Jusqu’à présent, les chercheurs ont travaillé sur une membrane dotée d’un seul nanopore, afin de comprendre exactement tout le processus.

«D’un point de vue d’ingénierie, l’étude de systèmes à un seul nanopore permet d’améliorer notre compréhension fondamentale des processus impliquant une membrane. Cela nous fournit des informations utiles pour une éventuelle production industrielle et une commercialisation», explique Jiandong Feng.

Avec leur système mono-nanopore, les chercheurs ont déjà pu faire fonctionner un transistor basse consommation en MoS2, fabriqué en collaboration avec l’équipe d’Andras Kis de l’EPFL. Des partenaires de l’Université d’Illinois d’Urbana-Champaign ont effectué les simulations de la dynamique moléculaire.

L’interaction entre les fleuves et la mer
La recherche de l’EPFL s’inscrit dans un contexte dynamique. Depuis plusieurs années, l’idée d’utiliser le phénomène d’osmose pour produire de l’électricité suscite un engouement croissant. Des projets pilotes fleurissent un peu partout dans le monde (Norvège, Pays-Bas, Japon, Etats- Unis) afin de récupérer cette énergie aux endroits où les fleuves se jettent dans la mer. Or pour l’instant, les membranes, souvent organiques, sont encore trop fragiles, et leur rendement peu satisfaisant. Certains systèmes se basent quant à eux non pas sur le déplacement des ions, mais sur le déplacement des molécules d’eau pour remplir des bassins et actionner des turbines.

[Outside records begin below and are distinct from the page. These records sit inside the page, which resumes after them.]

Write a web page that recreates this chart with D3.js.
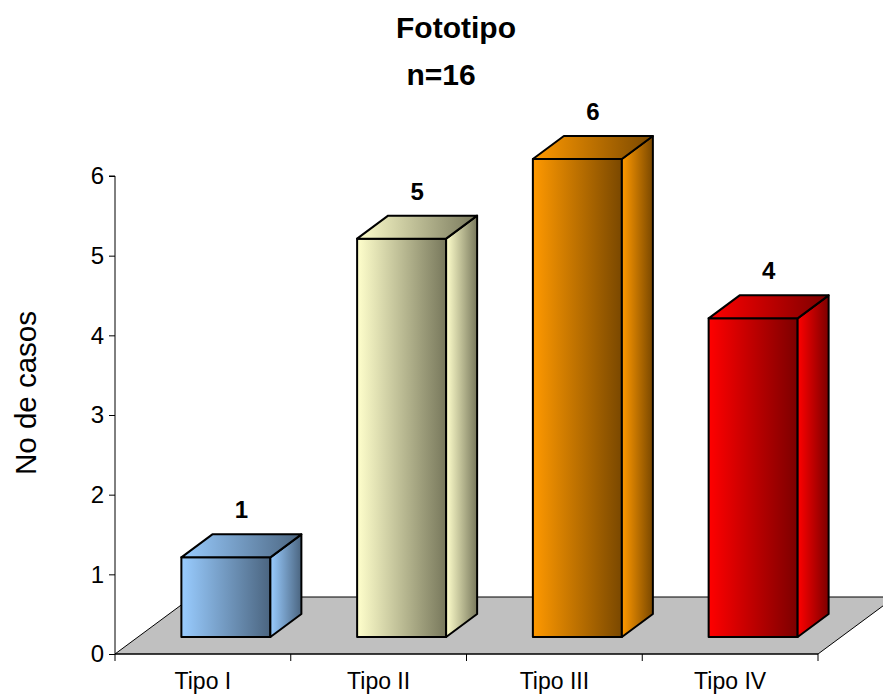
<!DOCTYPE html>
<html>
<head>
<meta charset="utf-8">
<script src="https://cdn.jsdelivr.net/npm/d3@7/dist/d3.min.js"></script>
<style>
  html, body { margin: 0; padding: 0; background: #fff; }
  svg { display: block; font-family: "Liberation Sans", Arial, sans-serif; }
</style>
</head>
<body>
<script>
// Chart data
const title = "Fototipo";
const subtitle = "n=16";
const yLabel = "No de casos";
const categories = ["Tipo I", "Tipo II", "Tipo III", "Tipo IV"];
const values = [1, 5, 6, 4];
const yTicks = [0, 1, 2, 3, 4, 5, 6];

// Face shading: light edge -> dark edge for each bar
const lightColors = ["#99ccff", "#ffffcc", "#ff9900", "#ff0000"];
const darkColors  = ["#4b6580", "#78785c", "#7a4800", "#7c0000"];

const W = 883, H = 694;
const svg = d3.select("body").append("svg").attr("width", W).attr("height", H);

// Front plane of the floor
const x = d3.scaleBand().domain(categories).range([115, 818]).padding(0);
const y = d3.scaleLinear().domain([0, 6]).range([654, 176]);

// Oblique depth vectors
const floorDepth = [77, -57];
const barOffset = [23, -17];   // front of bars, behind floor front edge
const barDepth = [31, -23];
const barW = 89;

const defs = svg.append("defs");
categories.forEach((c, i) => {
  const g = defs.append("linearGradient").attr("id", "grad" + i)
    .attr("x1", "0%").attr("y1", "0%").attr("x2", "100%").attr("y2", "0%");
  g.append("stop").attr("offset", "0%").attr("stop-color", lightColors[i]);
  g.append("stop").attr("offset", "100%").attr("stop-color", darkColors[i]);
});

// Floor
const [x0, x1] = x.range();
const y0 = y(0);
svg.append("polygon")
  .attr("points", [
    [x0, y0], [x1, y0],
    [x1 + floorDepth[0], y0 + floorDepth[1]],
    [x0 + floorDepth[0], y0 + floorDepth[1]]
  ].map(p => p.join(",")).join(" "))
  .attr("fill", "#c0c0c0").attr("stroke", "#000").attr("stroke-width", 1);

// Bars
const baseY = y0 + barOffset[1];
const bars = svg.append("g");
categories.forEach((c, i) => {
  const v = values[i];
  const left = x(c) + barOffset[0] + (x.bandwidth() - barW) / 2;
  const right = left + barW;
  const top = baseY - (y0 - y(v));
  const [dx, dy] = barDepth;
  const g = bars.append("g")
    .attr("stroke", "#000").attr("stroke-width", 2).attr("stroke-linejoin", "round")
    .attr("fill", `url(#grad${i})`);
  // front face
  g.append("polygon").attr("points",
    [[left, top], [right, top], [right, baseY], [left, baseY]].map(p => p.join(",")).join(" "));
  // right side
  g.append("polygon").attr("points",
    [[right, top], [right + dx, top + dy], [right + dx, baseY + dy], [right, baseY]].map(p => p.join(",")).join(" "));
  // top face
  g.append("polygon").attr("points",
    [[left, top], [left + dx, top + dy], [right + dx, top + dy], [right, top]].map(p => p.join(",")).join(" "));
  // value label
  svg.append("text")
    .attr("x", (left + right) / 2 + dx / 2)
    .attr("y", top + dy - 16)
    .attr("text-anchor", "middle")
    .attr("font-size", 24).attr("font-weight", "bold")
    .text(v);
});

// Y axis
const yAxis = d3.axisLeft(y).tickValues(yTicks).tickSize(6).tickPadding(5).tickFormat(d3.format("d"));
const gy = svg.append("g").attr("transform", `translate(${x0},0)`).call(yAxis);
gy.select(".domain").attr("stroke", "#000").attr("d", `M-6,${y(6)}H0V${y0}`);
gy.selectAll(".tick line").attr("stroke", "#000");
gy.selectAll(".tick text").attr("font-size", 24).attr("fill", "#000")
  .attr("font-family", "Liberation Sans, Arial, sans-serif");

// X axis (category boundaries as ticks)
svg.append("line").attr("x1", x0).attr("x2", x1).attr("y1", y0).attr("y2", y0)
  .attr("stroke", "#000");
const bounds = categories.map(c => x(c)).concat([x1]);
svg.selectAll(".xtick").data(bounds).join("line")
  .attr("x1", d => d).attr("x2", d => d)
  .attr("y1", y0).attr("y2", y0 + 7)
  .attr("stroke", "#000");
svg.selectAll(".xlab").data(categories).join("text")
  .attr("x", d => x(d) + x.bandwidth() / 2)
  .attr("y", 689)
  .attr("text-anchor", "middle")
  .attr("font-size", 23)
  .text(d => d);

// Titles
svg.append("text").attr("x", 456).attr("y", 38).attr("text-anchor", "middle")
  .attr("font-size", 30).attr("font-weight", "bold").text(title);
svg.append("text").attr("x", 441).attr("y", 85).attr("text-anchor", "middle")
  .attr("font-size", 30).attr("font-weight", "bold").text(subtitle);

// Y axis title
svg.append("text")
  .attr("transform", `translate(36,393) rotate(-90)`)
  .attr("text-anchor", "middle")
  .attr("font-size", 29.5)
  .text(yLabel);
</script>
</body>
</html>
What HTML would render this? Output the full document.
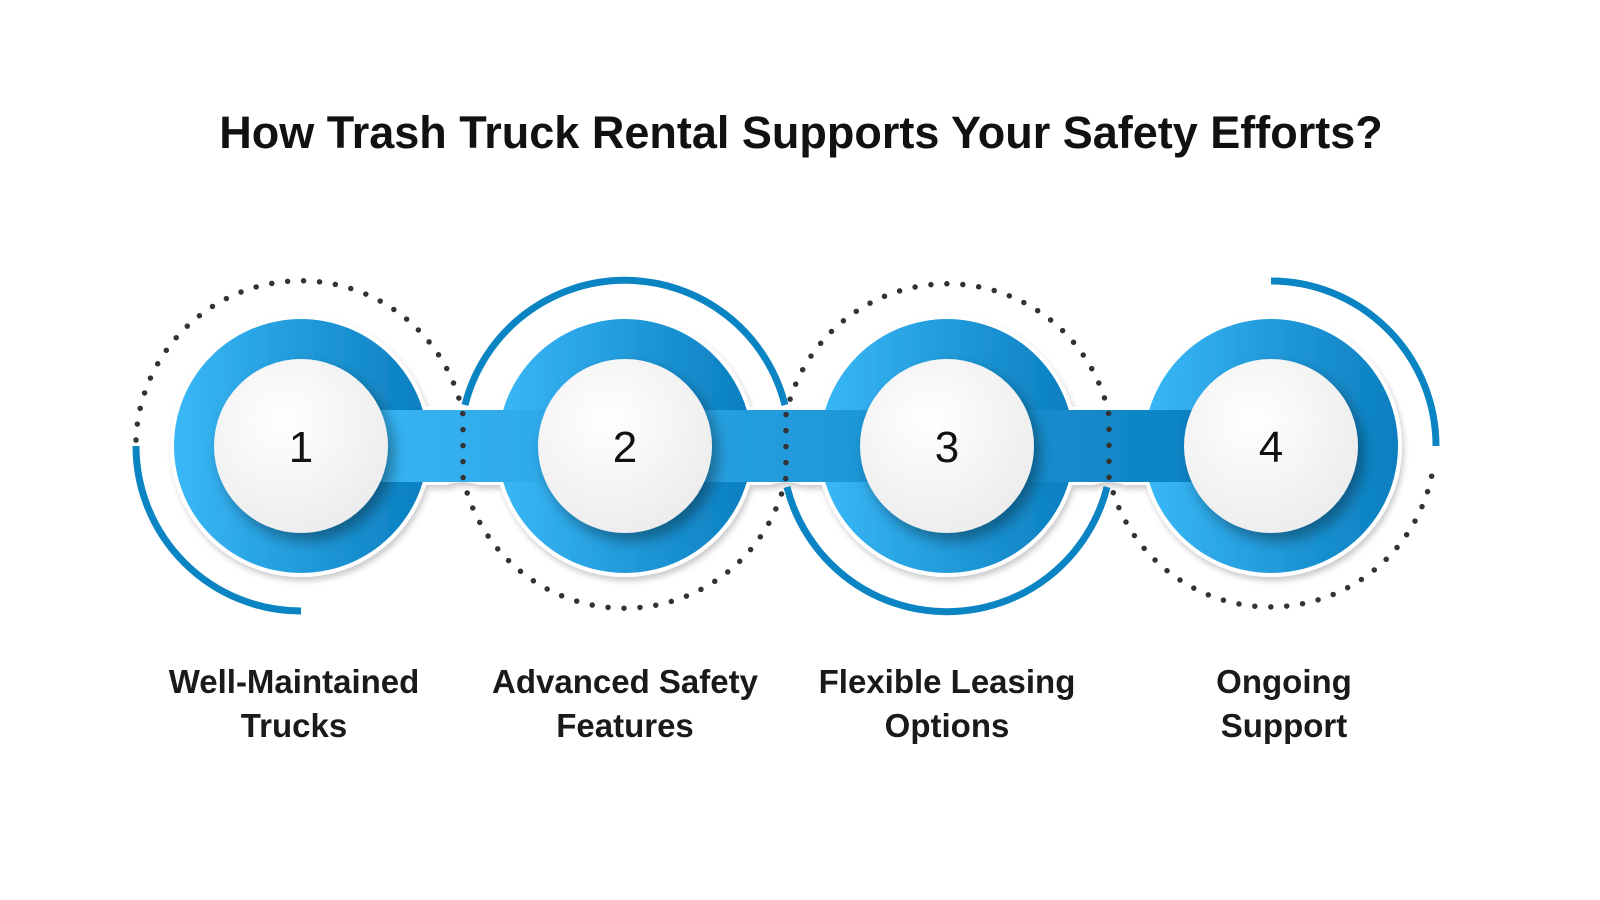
<!DOCTYPE html>
<html><head><meta charset="utf-8"><style>
body{margin:0;background:#fff;}
svg{display:block}
text{font-family:"Liberation Sans","DejaVu Sans",sans-serif;}
</style></head><body>
<svg width="1600" height="900" viewBox="0 0 1600 900">
<defs>
<linearGradient id="bg" x1="0" x2="1" y1="0" y2="0">
<stop offset="0" stop-color="#3ab8f7"/><stop offset="1" stop-color="#0a7ebf"/>
</linearGradient>
<radialGradient id="wg" cx="0.4" cy="0.35" r="0.7">
<stop offset="0" stop-color="#ffffff"/><stop offset="1" stop-color="#ececec"/>
</radialGradient>
<filter id="sh" x="-30%" y="-30%" width="160%" height="160%">
<feDropShadow dx="6" dy="8" stdDeviation="7" flood-color="#000" flood-opacity="0.35"/>
</filter>
<filter id="sh2" x="-10%" y="-30%" width="120%" height="160%">
<feDropShadow dx="2" dy="4" stdDeviation="3" flood-color="#000" flood-opacity="0.2"/>
</filter>
<mask id="m">
<rect width="1600" height="900" fill="#fff"/>
<g fill="#000">
<circle cx="463" cy="366" r="44"/><circle cx="463" cy="526" r="44"/>
<circle cx="786" cy="366" r="44"/><circle cx="786" cy="526" r="44"/>
<circle cx="1109" cy="366" r="44"/><circle cx="1109" cy="526" r="44"/>
</g>
</mask>
</defs>
<text x="801" y="148" text-anchor="middle" font-size="45" font-weight="bold" fill="#111">How Trash Truck Rental Supports Your Safety Efforts?</text>

<g filter="url(#sh2)">
<g mask="url(#m)">
<g fill="#fff">
<circle cx="301" cy="446" r="131"/>
<circle cx="625" cy="446" r="131"/>
<circle cx="947" cy="446" r="131"/>
<circle cx="1271" cy="446" r="131"/>
<rect x="301" y="407" width="970" height="78"/>
</g>
<g fill="url(#bg)">
<circle cx="301" cy="446" r="127"/>
<circle cx="625" cy="446" r="127"/>
<circle cx="947" cy="446" r="127"/>
<circle cx="1271" cy="446" r="127"/>
<rect x="301" y="410" width="970" height="72"/>
</g>
</g>
</g>

<g fill="url(#wg)" filter="url(#sh)">
<circle cx="301" cy="446" r="87"/>
<circle cx="625" cy="446" r="87"/>
<circle cx="947" cy="446" r="87"/>
<circle cx="1271" cy="446" r="87"/>
</g>

<g fill="none" stroke="#0b84c4" stroke-width="7">
<path d="M136,446 A165,165 0 0 0 301,611"/>
<path d="M465,405 A165,165 0 0 1 785,405"/>
<path d="M787,487 A165,165 0 0 0 1107,487"/>
<path d="M1271,281 A165,165 0 0 1 1436,446"/>
</g>
<path fill="none" stroke="#333" stroke-width="5.5" stroke-linecap="round" stroke-dasharray="0 16"
d="M136,440 A165,165 0 0 1 463,415 L463,477 A165,165 0 0 0 786,477 L786,415 A165,165 0 0 1 1109,415 L1109,477 A165,165 0 0 0 1434,462"/>

<g font-size="44" text-anchor="middle" fill="#111">
<text x="301" y="462">1</text>
<text x="625" y="462">2</text>
<text x="947" y="462">3</text>
<text x="1271" y="462">4</text>
</g>
<g font-size="33" font-weight="bold" text-anchor="middle" fill="#1a1a1a">
<text x="294" y="693">Well-Maintained</text><text x="294" y="737">Trucks</text>
<text x="625" y="693">Advanced Safety</text><text x="625" y="737">Features</text>
<text x="947" y="693">Flexible Leasing</text><text x="947" y="737">Options</text>
<text x="1284" y="693">Ongoing</text><text x="1284" y="737">Support</text>
</g>
</svg>
</body></html>
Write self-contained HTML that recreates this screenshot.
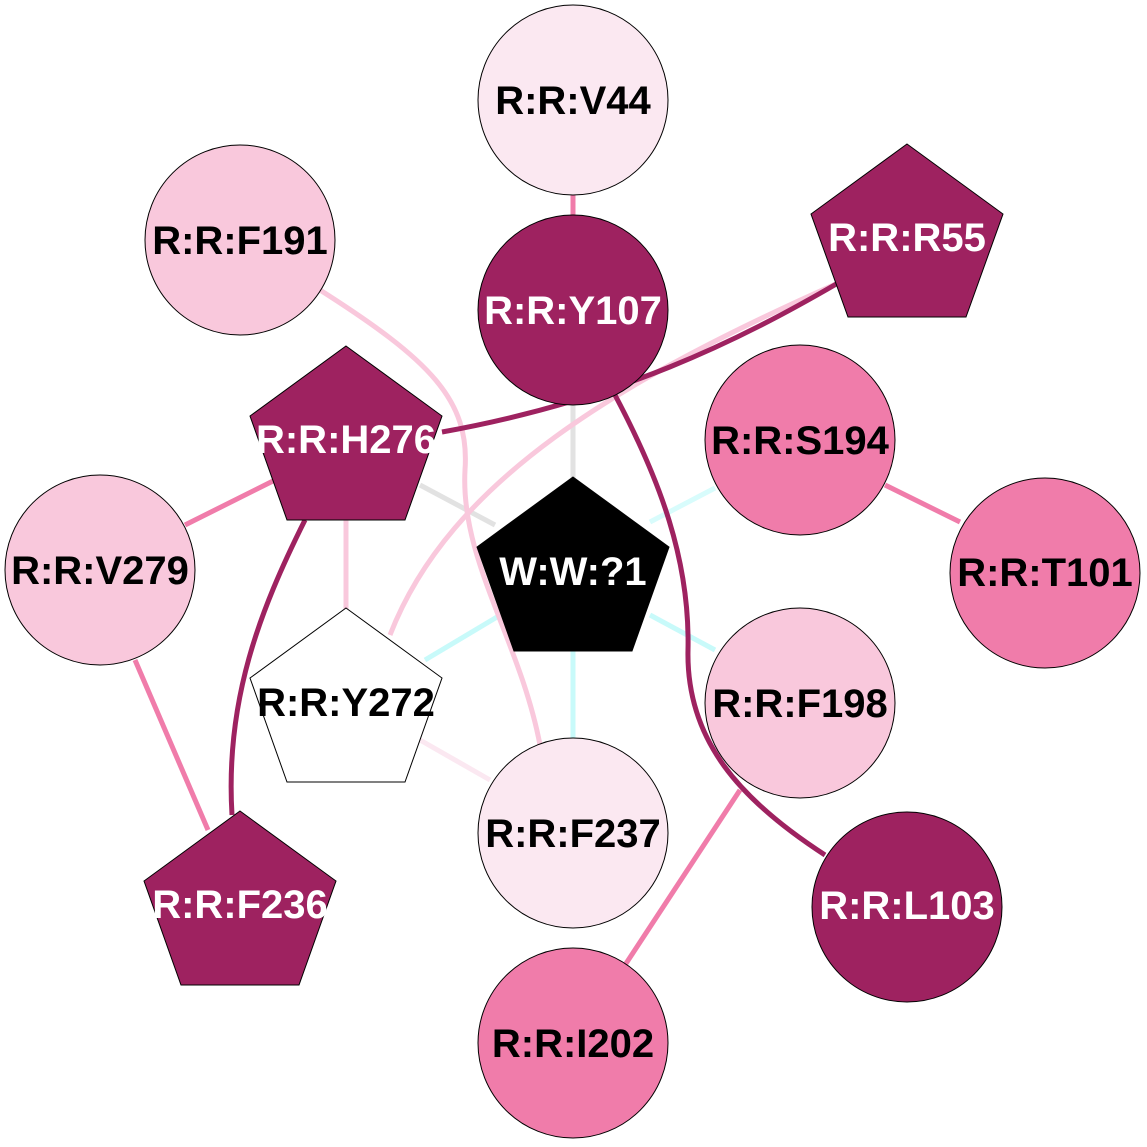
<!DOCTYPE html>
<html><head><meta charset="utf-8"><style>html,body{margin:0;padding:0;background:#fff}svg{display:block}</style></head><body>
<svg width="1147" height="1147" viewBox="0 0 1147 1147" xmlns="http://www.w3.org/2000/svg" font-family="Liberation Sans, sans-serif" font-weight="bold" font-size="40">
<g fill="none" stroke-width="5">
<line x1="573" y1="190" x2="573" y2="220" stroke="#f07caa"/>
<line x1="573" y1="400" x2="573" y2="490" stroke="#e2e2e2"/>
<path d="M420 485 L495 525" stroke="#e2e2e2"/>
<path d="M715 488 L650 522" stroke="#d8fcfc"/>
<path d="M497 617 L425 660" stroke="#c8fafa"/>
<line x1="573" y1="640" x2="573" y2="745" stroke="#c8fafa"/>
<path d="M650 615 L715 650" stroke="#c8fafa"/>
<path d="M420 740 L490 780" stroke="#fbe8f1"/>
<path d="M320 290 C430 360 470 400 465 470 C460 560 520 640 540 745" stroke="#f9c8dc"/>
<path d="M838 283 C620 380 450 480 390 635" stroke="#f9c8dc"/>
<line x1="346" y1="520" x2="346" y2="610" stroke="#f9c8dc"/>
<path d="M275 480 L185 525" stroke="#f07caa"/>
<path d="M135 660 L208 830" stroke="#f07caa"/>
<path d="M885 485 L960 522" stroke="#f07caa"/>
<path d="M740 790 L625 965" stroke="#f07caa"/>
<path d="M615 395 C660 480 690 560 688 650 C686 740 740 800 825 855" stroke="#9e2260"/>
<path d="M838 283 C740 340 620 400 442 432" stroke="#9e2260"/>
<path d="M305 520 C260 610 225 700 232 815" stroke="#9e2260"/>
</g>
<g stroke="#000" stroke-width="1">
<circle cx="573" cy="100" r="95" fill="#fbe8f1"/>
<circle cx="573" cy="310" r="95" fill="#9e2260"/>
<circle cx="240" cy="240" r="95" fill="#f9c8dc"/>
<circle cx="800" cy="440" r="95" fill="#f07caa"/>
<circle cx="1045" cy="573" r="95" fill="#f07caa"/>
<circle cx="100" cy="570" r="95" fill="#f9c8dc"/>
<circle cx="800" cy="703" r="95" fill="#f9c8dc"/>
<circle cx="573" cy="833" r="95" fill="#fbe8f1"/>
<circle cx="907" cy="907" r="95" fill="#9e2260"/>
<circle cx="573" cy="1043" r="95" fill="#f07caa"/>
<polygon points="907,144 1003,214 966,317 848,317 811,214" fill="#9e2260"/>
<polygon points="346,346 442,416 405,520 287,520 250,416" fill="#9e2260"/>
<polygon points="573,477 669,547 632,651 514,651 477,547" fill="#000"/>
<polygon points="346,608 442,678 405,782 287,782 250,678" fill="#fff"/>
<polygon points="240,811 336,881 299,985 181,985 144,881" fill="#9e2260"/>
</g>
<g text-anchor="middle">
<text x="573" y="114" fill="#000">R:R:V44</text>
<text x="573" y="324" fill="#fff">R:R:Y107</text>
<text x="240" y="254" fill="#000">R:R:F191</text>
<text x="907" y="251" fill="#fff">R:R:R55</text>
<text x="346" y="453" fill="#fff">R:R:H276</text>
<text x="800" y="454" fill="#000">R:R:S194</text>
<text x="1045" y="586" fill="#000">R:R:T101</text>
<text x="100" y="584" fill="#000">R:R:V279</text>
<text x="573" y="585" fill="#fff">W:W:?1</text>
<text x="346" y="716" fill="#000">R:R:Y272</text>
<text x="800" y="717" fill="#000">R:R:F198</text>
<text x="573" y="847" fill="#000">R:R:F237</text>
<text x="240" y="918" fill="#fff">R:R:F236</text>
<text x="907" y="919" fill="#fff">R:R:L103</text>
<text x="573" y="1057" fill="#000">R:R:I202</text>
</g>
</svg>
</body></html>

Si les systèmes deviennent rentables, l’énergie osmotique pourrait jouer un rôle majeur dans la production d’énergie renouvelable. Alors que les panneaux photovoltaïques dépendent de l’ensoleillement, et les éoliennes du vent, l’énergie osmotique peut être produite en tout temps, à condition de la récupérer dans les estuaires, où eau douce et eau de mer se rencontrent.